The request
Please retype the records below exactly, from the first line through the line containing "ax.spines[s].set_linewidth(1)", and leave out any pictures.

Lines of data
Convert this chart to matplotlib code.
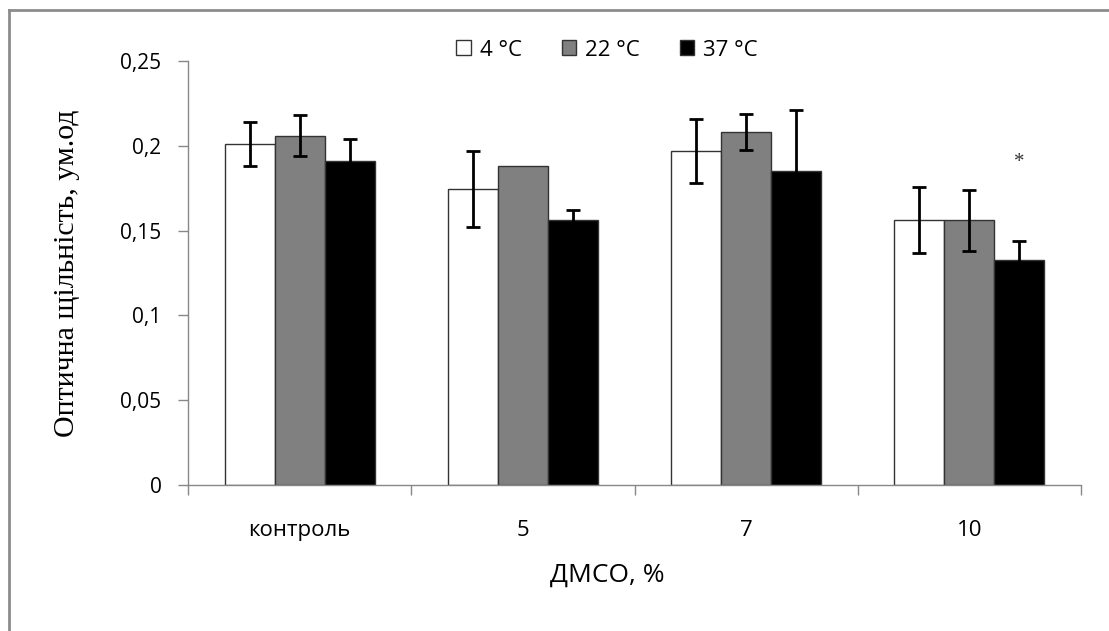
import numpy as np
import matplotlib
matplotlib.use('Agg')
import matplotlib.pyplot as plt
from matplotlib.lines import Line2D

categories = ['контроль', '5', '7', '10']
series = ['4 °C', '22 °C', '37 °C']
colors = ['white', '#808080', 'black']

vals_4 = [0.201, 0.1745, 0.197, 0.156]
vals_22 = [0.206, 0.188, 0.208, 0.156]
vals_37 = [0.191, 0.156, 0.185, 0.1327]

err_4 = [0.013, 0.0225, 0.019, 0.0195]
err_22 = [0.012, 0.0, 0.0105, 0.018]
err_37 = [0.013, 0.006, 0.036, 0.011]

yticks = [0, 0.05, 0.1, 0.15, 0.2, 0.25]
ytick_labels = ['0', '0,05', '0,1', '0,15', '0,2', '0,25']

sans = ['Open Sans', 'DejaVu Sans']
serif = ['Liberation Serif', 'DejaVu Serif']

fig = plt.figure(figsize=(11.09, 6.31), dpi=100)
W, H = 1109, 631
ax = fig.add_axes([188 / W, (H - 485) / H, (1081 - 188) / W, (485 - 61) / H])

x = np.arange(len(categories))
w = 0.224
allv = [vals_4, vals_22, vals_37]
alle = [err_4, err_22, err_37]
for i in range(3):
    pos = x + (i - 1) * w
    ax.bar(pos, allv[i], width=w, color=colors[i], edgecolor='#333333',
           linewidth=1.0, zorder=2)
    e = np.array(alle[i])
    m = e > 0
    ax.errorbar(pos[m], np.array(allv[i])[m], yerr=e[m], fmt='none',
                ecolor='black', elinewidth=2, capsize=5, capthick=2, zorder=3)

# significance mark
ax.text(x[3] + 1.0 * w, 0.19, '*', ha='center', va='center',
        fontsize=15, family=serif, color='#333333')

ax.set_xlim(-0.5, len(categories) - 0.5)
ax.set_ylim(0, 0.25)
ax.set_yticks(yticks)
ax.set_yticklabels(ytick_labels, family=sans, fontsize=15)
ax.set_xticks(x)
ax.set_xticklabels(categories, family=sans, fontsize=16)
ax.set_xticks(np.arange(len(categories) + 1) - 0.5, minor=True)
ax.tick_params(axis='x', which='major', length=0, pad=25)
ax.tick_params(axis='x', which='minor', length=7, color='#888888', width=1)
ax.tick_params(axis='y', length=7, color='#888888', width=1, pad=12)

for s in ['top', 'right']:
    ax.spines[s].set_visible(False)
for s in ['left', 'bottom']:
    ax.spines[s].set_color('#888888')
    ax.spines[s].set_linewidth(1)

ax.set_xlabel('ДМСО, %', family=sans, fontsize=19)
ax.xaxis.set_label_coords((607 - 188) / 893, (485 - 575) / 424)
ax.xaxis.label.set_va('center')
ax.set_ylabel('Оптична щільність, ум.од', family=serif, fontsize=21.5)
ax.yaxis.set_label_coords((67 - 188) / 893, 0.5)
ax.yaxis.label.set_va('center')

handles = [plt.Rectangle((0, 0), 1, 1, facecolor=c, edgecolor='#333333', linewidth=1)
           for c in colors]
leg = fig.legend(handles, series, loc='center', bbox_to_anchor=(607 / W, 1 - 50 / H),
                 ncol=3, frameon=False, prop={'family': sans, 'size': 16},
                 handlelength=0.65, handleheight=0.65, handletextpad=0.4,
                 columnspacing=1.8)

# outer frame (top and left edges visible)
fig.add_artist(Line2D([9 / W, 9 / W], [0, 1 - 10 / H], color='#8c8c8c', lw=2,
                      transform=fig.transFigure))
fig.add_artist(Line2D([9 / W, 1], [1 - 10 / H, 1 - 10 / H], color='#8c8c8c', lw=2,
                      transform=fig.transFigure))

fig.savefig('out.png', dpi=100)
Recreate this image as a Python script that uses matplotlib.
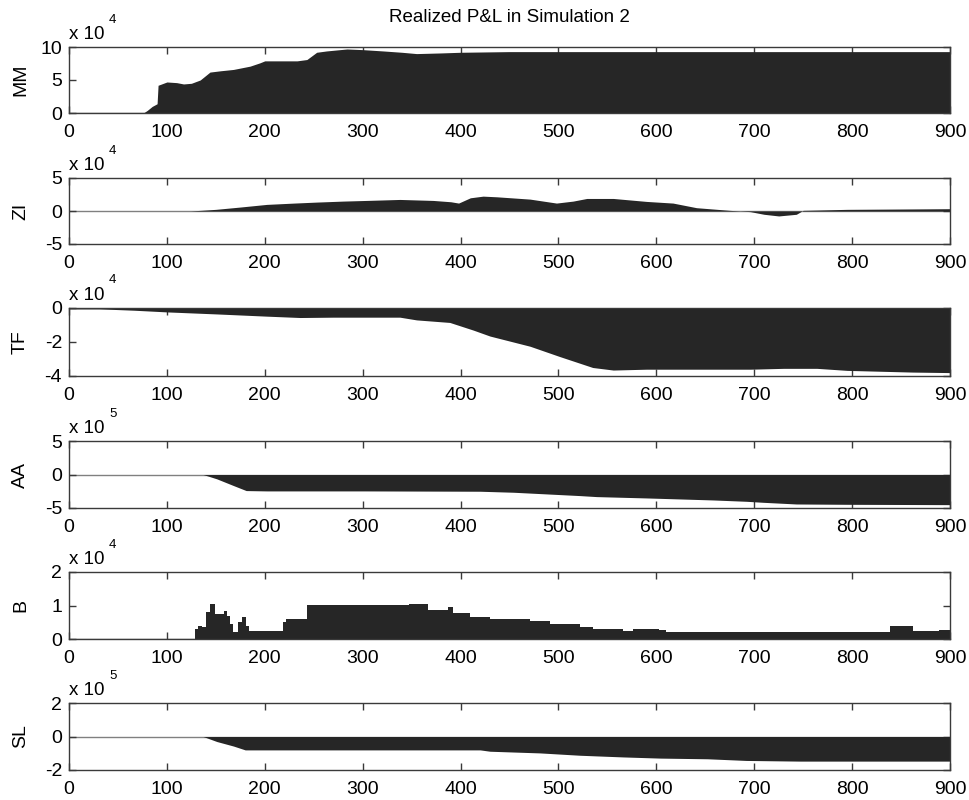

Result
Convert this chart to matplotlib code.
import numpy as np
import matplotlib
matplotlib.use('Agg')
import matplotlib.pyplot as plt
from matplotlib.lines import Line2D

categories = ['контроль', '5', '7', '10']
series = ['4 °C', '22 °C', '37 °C']
colors = ['white', '#808080', 'black']

vals_4 = [0.201, 0.1745, 0.197, 0.156]
vals_22 = [0.206, 0.188, 0.208, 0.156]
vals_37 = [0.191, 0.156, 0.185, 0.1327]

err_4 = [0.013, 0.0225, 0.019, 0.0195]
err_22 = [0.012, 0.0, 0.0105, 0.018]
err_37 = [0.013, 0.006, 0.036, 0.011]

yticks = [0, 0.05, 0.1, 0.15, 0.2, 0.25]
ytick_labels = ['0', '0,05', '0,1', '0,15', '0,2', '0,25']

sans = ['Open Sans', 'DejaVu Sans']
serif = ['Liberation Serif', 'DejaVu Serif']

fig = plt.figure(figsize=(11.09, 6.31), dpi=100)
W, H = 1109, 631
ax = fig.add_axes([188 / W, (H - 485) / H, (1081 - 188) / W, (485 - 61) / H])

x = np.arange(len(categories))
w = 0.224
allv = [vals_4, vals_22, vals_37]
alle = [err_4, err_22, err_37]
for i in range(3):
    pos = x + (i - 1) * w
    ax.bar(pos, allv[i], width=w, color=colors[i], edgecolor='#333333',
           linewidth=1.0, zorder=2)
    e = np.array(alle[i])
    m = e > 0
    ax.errorbar(pos[m], np.array(allv[i])[m], yerr=e[m], fmt='none',
                ecolor='black', elinewidth=2, capsize=5, capthick=2, zorder=3)

# significance mark
ax.text(x[3] + 1.0 * w, 0.19, '*', ha='center', va='center',
        fontsize=15, family=serif, color='#333333')

ax.set_xlim(-0.5, len(categories) - 0.5)
ax.set_ylim(0, 0.25)
ax.set_yticks(yticks)
ax.set_yticklabels(ytick_labels, family=sans, fontsize=15)
ax.set_xticks(x)
ax.set_xticklabels(categories, family=sans, fontsize=16)
ax.set_xticks(np.arange(len(categories) + 1) - 0.5, minor=True)
ax.tick_params(axis='x', which='major', length=0, pad=25)
ax.tick_params(axis='x', which='minor', length=7, color='#888888', width=1)
ax.tick_params(axis='y', length=7, color='#888888', width=1, pad=12)

for s in ['top', 'right']:
    ax.spines[s].set_visible(False)
for s in ['left', 'bottom']:
    ax.spines[s].set_color('#888888')
    ax.spines[s].set_linewidth(1)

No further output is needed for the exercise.